📌 BofA Securities has dialed back its bullish stance on $SNDR, downgrading the stock from ‘Buy’ to ‘Neutral’ and trimming the price target from $34 to $25. This move reflects a cautious outlook on the trucking and logistics sector, especially in light of potential disruptions tied to trade policy and softer-than-expected demand.

📌 One of the main catalysts behind the downgrade is growing concern over the impact of tariffs on supply chain efficiency and operating margins. As a major freight hauler, Schneider is especially exposed to shifts in cross-border movement and broader economic slowdowns triggered by geopolitical friction.

📌 In addition to macro headwinds, BofA lowered its earnings estimates for $SNDR through 2026, suggesting the firm expects a tougher road ahead for margin expansion and revenue growth. While not a negative verdict on the company’s long-term strategy, the near-term visibility just isn’t as clear as it was previously.

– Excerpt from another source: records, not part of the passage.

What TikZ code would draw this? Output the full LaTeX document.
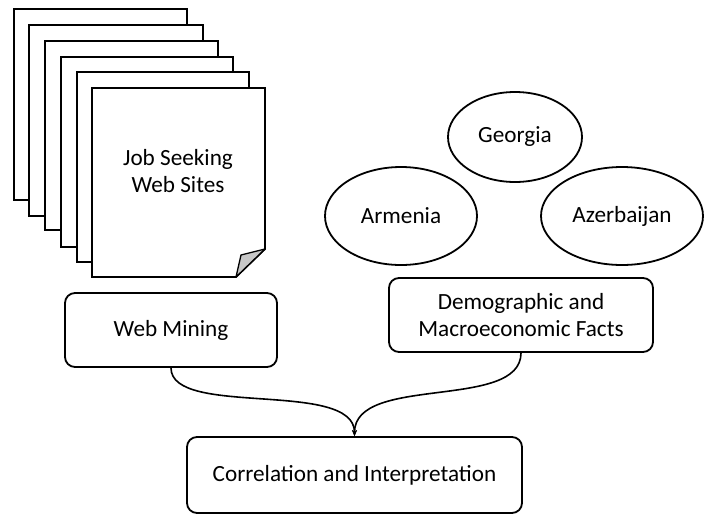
\documentclass[tikz,border=0pt]{standalone}
\usepackage{fontspec}
\setmainfont{Carlito}
\usetikzlibrary{arrows.meta,shapes.geometric}
\tikzset{
  lbl/.style={font=\fontsize{23.2}{27.5}\selectfont, align=center, text=black},
  box/.style={lbl, draw=black, line width=1.8pt, rounded corners=10pt, fill=white},
  country/.style={lbl, draw=black, line width=1.8pt, ellipse, fill=white},
  sheet/.style={draw=black, line width=1.8pt, fill=white, line join=miter},
  curl/.style={draw=black, line width=1.3pt, fill=black!22, line join=round},
  conn/.style={draw=black, line width=1.6pt, -{Stealth[length=6pt,width=5pt]}}
}
\begin{document}
\begin{tikzpicture}[x=1pt,y=-1pt]
\useasboundingbox (0,0) rectangle (709,515);
% stacked sheets
\path[sheet] (14,9) rectangle (187,200);
\path[sheet] (29,25) rectangle (203,216);
\path[sheet] (45,41) rectangle (218,230);
\path[sheet] (61,57) rectangle (233,247);
\path[sheet] (77,72) rectangle (249,262);
\path[sheet] (92,88) -- (265,88) -- (265,249) -- (236,277) -- (92,277) -- cycle;
\path[curl] (236,277) -- (241,255) -- (265,249) -- cycle;
\node[lbl] (jobs) at (178,171) {Job Seeking\\Web Sites};
% countries
\node[country, minimum width=134pt, minimum height=90pt] (georgia) at (515,137) {Georgia};
\node[country, minimum width=152pt, minimum height=98pt] (armenia) at (401,216) {Armenia};
\node[country, minimum width=162pt, minimum height=98pt] (azer) at (622,216) {Azerbaijan};
% boxes
\node[box, minimum width=212pt, minimum height=74pt] (web) at (171,330) {Web Mining};
\node[box, minimum width=264pt, minimum height=74pt] (demo) at (521,315) {Demographic and\\Macroeconomic Facts};
\node[box, minimum width=335pt, minimum height=76pt] (corr) at (354.5,475) {Correlation and Interpretation};
% connectors
\draw[conn] (web.south) .. controls +(0,50) and +(0,-57) .. (corr.north);
\draw[conn] (demo.south) .. controls +(0,58) and +(0,-62) .. (corr.north);
\end{tikzpicture}
\end{document}
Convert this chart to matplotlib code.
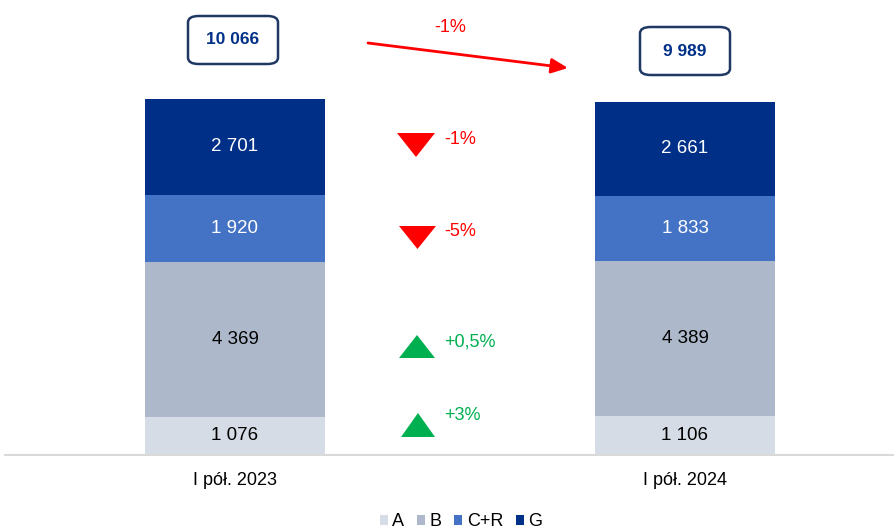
import matplotlib.pyplot as plt
from matplotlib.patches import FancyBboxPatch, Polygon

plt.rcParams["font.family"] = ["Liberation Sans", "DejaVu Sans"]

periods = ["I pół. 2023", "I pół. 2024"]
series = ["A", "B", "C+R", "G"]
values = {
    "A": [1076, 1106],
    "B": [4369, 4389],
    "C+R": [1920, 1833],
    "G": [2701, 2661],
}
totals = ["10 066", "9 989"]
total_change = "-1%"
seg_changes = ["+3%", "+0,5%", "-5%", "-1%"]

colors = {"A": "#D6DCE5", "B": "#ADB9CA", "C+R": "#4472C4", "G": "#002F87"}
text_colors = {"A": "black", "B": "black", "C+R": "white", "G": "white"}
red = "#FF0000"
green = "#00B050"

W, H = 895, 532


def fmt(v):
    return f"{v:,}".replace(",", " ")


def fig_xy(px, py):
    # pixel coords (from top-left) -> figure fraction
    return px / W, 1 - py / H


fig = plt.figure(figsize=(8.95, 5.32), dpi=100)
ax = fig.add_axes([5 / W, 1 - 455 / H, 890 / W, 455 / H])

x = [0, 1]
bottoms = [0, 0]
for s in series:
    vals = values[s]
    ax.bar(x, vals, bottom=bottoms, width=0.4, color=colors[s], label=s)
    for i, v in enumerate(vals):
        ax.text(x[i], bottoms[i] + v / 2, fmt(v), ha="center", va="center",
                fontsize=13.5, color=text_colors[s])
    bottoms = [b + v for b, v in zip(bottoms, vals)]

ax.set_xlim(-0.5111, 1.4667)
ax.set_ylim(0, 12865)
for sp in ["top", "right", "left"]:
    ax.spines[sp].set_visible(False)
ax.spines["bottom"].set_color("#D9D9D9")
ax.spines["bottom"].set_linewidth(1.5)
ax.set_yticks([])
ax.set_xticks(x)
ax.set_xticklabels(periods, fontsize=13)
ax.tick_params(axis="x", length=0, pad=12)

# total boxes
box_pos = [(233, 40), (685, 51)]
for (px, py), t in zip(box_pos, totals):
    fx, fy = fig_xy(px, py)
    w, h = 90 / W, 48 / H
    box = FancyBboxPatch((fx - w / 2, fy - h / 2), w, h,
                         boxstyle="round,pad=0,rounding_size=0.012",
                         transform=fig.transFigure, facecolor="white",
                         edgecolor="#1F3864", linewidth=1.8)
    fig.patches.append(box)
    fig.text(fx, fy, t, ha="center", va="center", fontsize=12.5,
             fontweight="bold", color="#003087")

# total change arrow
ax.annotate("", xy=fig_xy(568, 68), xytext=fig_xy(368, 43),
            xycoords="figure fraction", textcoords="figure fraction",
            arrowprops=dict(arrowstyle="-|>,head_length=1.0,head_width=0.45",
                            color=red, lw=2, shrinkA=0, shrinkB=0))
fig.text(*fig_xy(450, 27), total_change, ha="center", va="center",
         fontsize=13, color=red)

# segment change markers (bottom to top): triangle left, right, top, bottom, text y
marker_pos = [(401, 435, 413, 437, 416), (399, 435, 335, 358, 342),
              (399, 436, 226, 249, 231), (397, 435, 133, 157, 140)]
for (x0, x1, yt, yb, ty), ch in zip(marker_pos, seg_changes):
    up = ch.startswith("+")
    c = green if up else red
    xm = (x0 + x1) / 2
    if up:
        pts = [fig_xy(x0, yb), fig_xy(x1, yb), fig_xy(xm, yt)]
    else:
        pts = [fig_xy(x0, yt), fig_xy(x1, yt), fig_xy(xm, yb)]
    fig.patches.append(Polygon(pts, closed=True, facecolor=c, edgecolor="none",
                               transform=fig.transFigure))
    fig.text(*fig_xy(444, ty), ch, ha="left", va="center", fontsize=13, color=c)

ax.legend(loc="center", bbox_to_anchor=fig_xy(461, 522),
          bbox_transform=fig.transFigure, ncol=4, frameon=False,
          fontsize=13, handlelength=0.45, handleheight=0.45, handletextpad=0.25,
          columnspacing=0.7)

fig.savefig("out.png", dpi=100)
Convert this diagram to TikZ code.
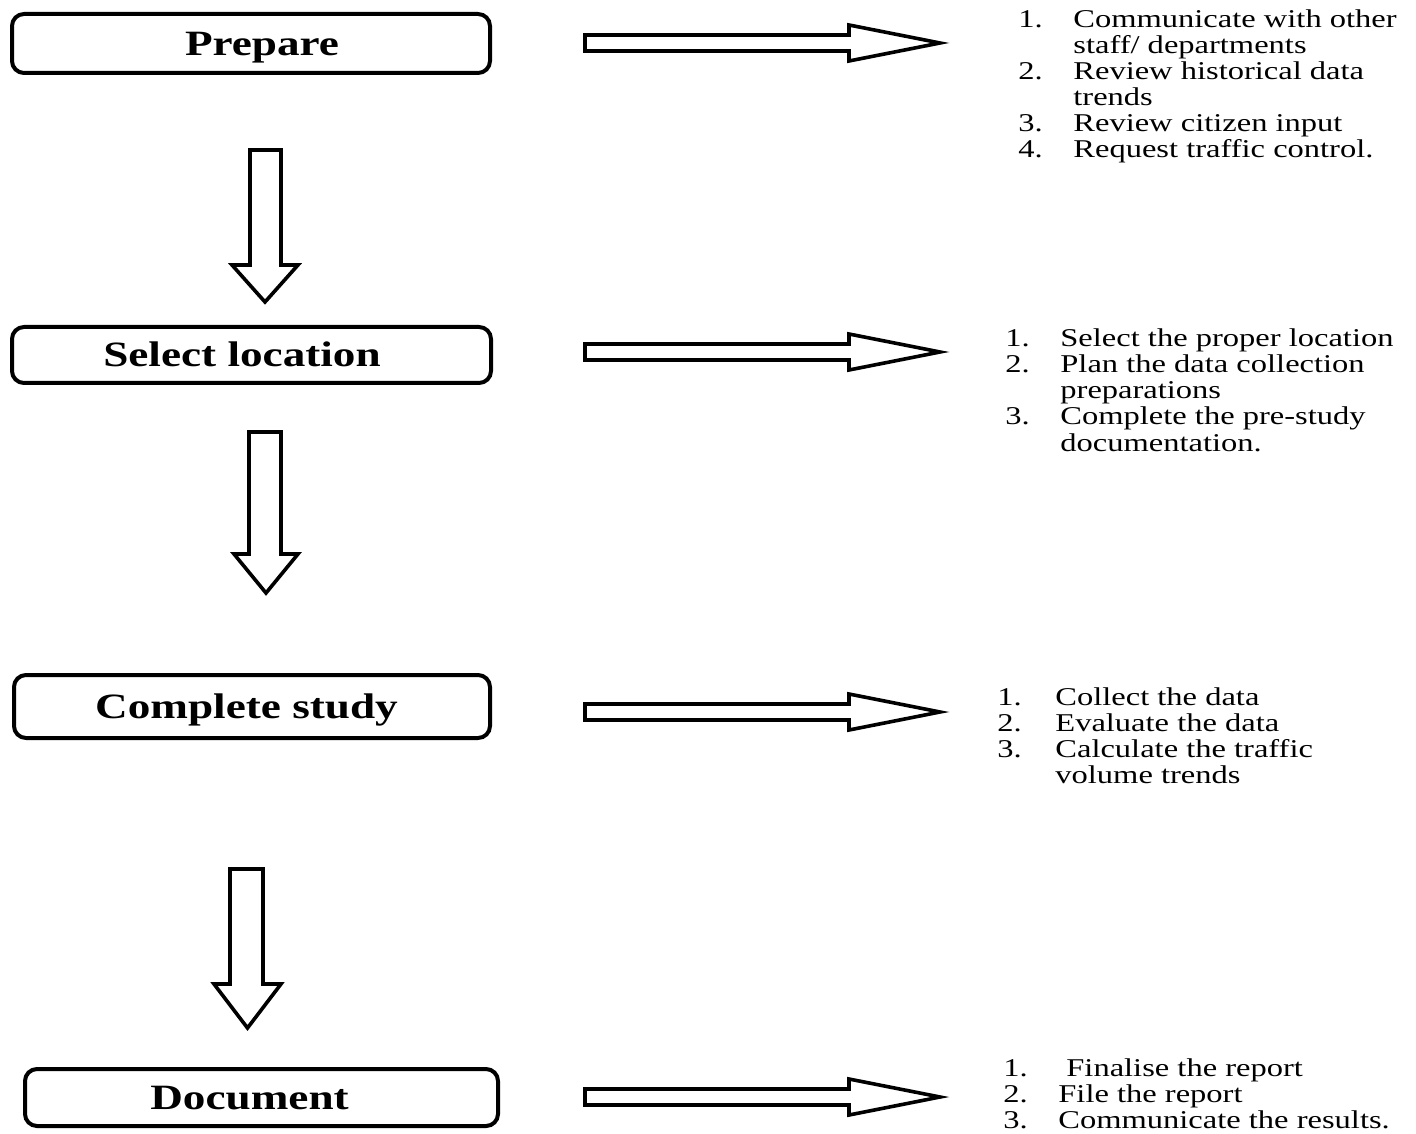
\documentclass[tikz,border=0pt]{standalone}
\usepackage{fontspec}
\setmainfont{Liberation Serif}
\newfontfamily\listfont{Liberation Serif}[FakeStretch=1.27]
\newfontfamily\boxfont{Liberation Serif}[FakeStretch=1.27]
\newcommand\rarr[2]{\draw[blockarrow] (585,{#2-8}) -- (849,{#2-8}) -- (849,{#2-18}) -- (940,#2) -- (849,{#2+18}) -- (849,{#2+8}) -- (585,{#2+8}) -- cycle;
  \coordinate (#1) at (940,#2);}
% name, shaft left, shaft right, top, head base, head left, head right, tip y
\newcommand\darr[8]{\draw[blockarrow] (#2,#4) -- (#3,#4) -- (#3,#5) -- (#7,#5) -- ({(#6+#7)/2},#8) -- (#6,#5) -- (#2,#5) -- cycle;
  \coordinate (#1) at ({(#6+#7)/2},#8);}
\begin{document}
\begin{tikzpicture}[x=0.5pt,y=-0.5pt,
  stepbox/.style={draw, line width=2pt, rounded corners=6pt, inner sep=0pt,
    text height=12pt, text depth=0pt,
    font=\boxfont\bfseries\fontsize{17.8}{20}\selectfont},
  blockarrow/.style={draw, line width=1.8pt, fill=white, line join=miter},
  steplist/.style={anchor=base west, inner sep=0pt,
    font=\listfont\fontsize{12.8}{13}\selectfont}]
\useasboundingbox (0,0) rectangle (1416,1133);

% step boxes
\node[stepbox, minimum width=239pt, minimum height=29.5pt] (prepare) at (251,43.5) {\hspace*{11pt}Prepare};
\node[stepbox, minimum width=239.5pt, minimum height=28pt] (select) at (251.5,355) {Select location\hspace*{9.5pt}};
\node[stepbox, minimum width=238pt, minimum height=31.5pt] (complete) at (252,706.5) {Complete study\hspace*{5.5pt}};
\node[stepbox, minimum width=236.5pt, minimum height=28.5pt] (document) at (261.5,1097.5) {Document\hspace*{12pt}};

% down arrows
\darr{d1}{250}{281}{150}{265}{232}{298}{302}
\darr{d2}{249}{281}{432}{554}{234}{298}{593}
\darr{d3}{230}{263}{869}{984}{214}{281}{1028}

% right arrows
\rarr{r1}{43}
\rarr{r2}{352}
\rarr{r3}{712}
\rarr{r4}{1097}

% lists
\renewcommand\arraystretch{1}
\node[steplist] (list1) at (1018,28) {\begin{tabular}[t]{@{}p{27.5pt}@{}l@{}}
1. & Communicate with other\\
   & staff/ departments\\
2. & Review historical data\\
   & trends\\
3. & Review citizen input\\
4. & Request traffic control.
\end{tabular}};
\node[steplist] (list2) at (1005,347) {\begin{tabular}[t]{@{}p{27.5pt}@{}l@{}}
1. & Select the proper location\\
2. & Plan the data collection\\
   & preparations\\
3. & Complete the pre-study\\
   & documentation.
\end{tabular}};
\node[steplist] (list3) at (997,705) {\begin{tabular}[t]{@{}p{29pt}@{}l@{}}
1. & Collect the data\\
2. & Evaluate the data\\
3. & Calculate the traffic\\
   & volume trends
\end{tabular}};
\node[steplist] (list4) at (1003,1076) {\begin{tabular}[t]{@{}p{27.5pt}@{}l@{}}
1. & \hspace*{4pt}Finalise the report\\
2. & File the report\\
3. & Communicate the results.
\end{tabular}};
\end{tikzpicture}
\end{document}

💰 On the dividend front, $SNDR still offers a consistent income stream for shareholders. The current dividend yield stands around 1.62%, which while modest, is well-supported by cash flow. With a payout ratio of just over 57%, the company maintains a reasonable balance between rewarding shareholders and reinvesting in operations.

📌 As of the latest trading session, $SNDR is priced at $23.47, with minimal intraday movement and trading volume sitting near 494,000 shares. The price action mirrors the cautious sentiment in the broader transportation sector as investors weigh economic uncertainty.

📌 The downgrade doesn’t suggest Schneider is headed off the rails — but it does imply that the stock may need more time to prove itself in a challenging freight environment. For now, BofA is taking a more neutral stance as the industry navigates through shifting policy and demand landscapes.